My elementary school friend, Ridhi, is Hindu.  Her parents were born and raised in India.  Despite that Ridhi, was born in America she still is very involved in the Hindu culture, participating in all the festivals and traditions.  One of these festivals is Diwali.  It is the festival of lights in the Indian-Hindu culture.  This festival takes place to bring forth the New Year.

Many ceremonies and traditions are involved in this festival.  The first is the prayer, or puja, to the goddess of prosperity, Lakshmi.  The purpose of praying to this specific goddess is to invite her into the house.

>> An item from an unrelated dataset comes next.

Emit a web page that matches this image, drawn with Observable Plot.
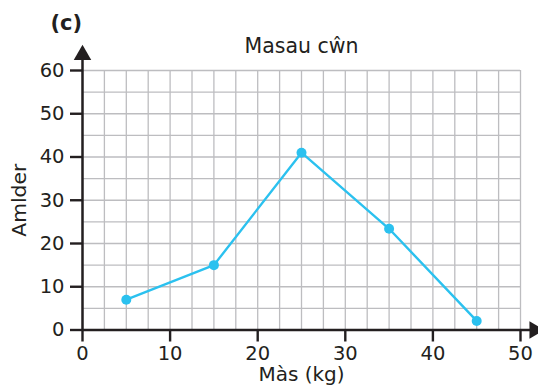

Supposedly she will cleanse the house of all of the previous year’s “dirt”.  After cleansing the house she will leave it open to the bringing of prosperity.

During this festival, Ridhi’s family makes traditional Indian foods such as roti, chola and dal.  They also dance traditional Indian dances with their family and friends.

Another tradition in this Hindu festival is to put many lights outside the house.  Essentially these lights, light up the house, therefore making it easy for the goddess, Lakshmi to find and then cleanse.  Another “light” tradition is the setting off of fireworks. This tradition is obviously more modern, as fireworks are a need invention.  However, I believe that the fireworks are another form of lighting up the house so that goddess Lakshmi can find it.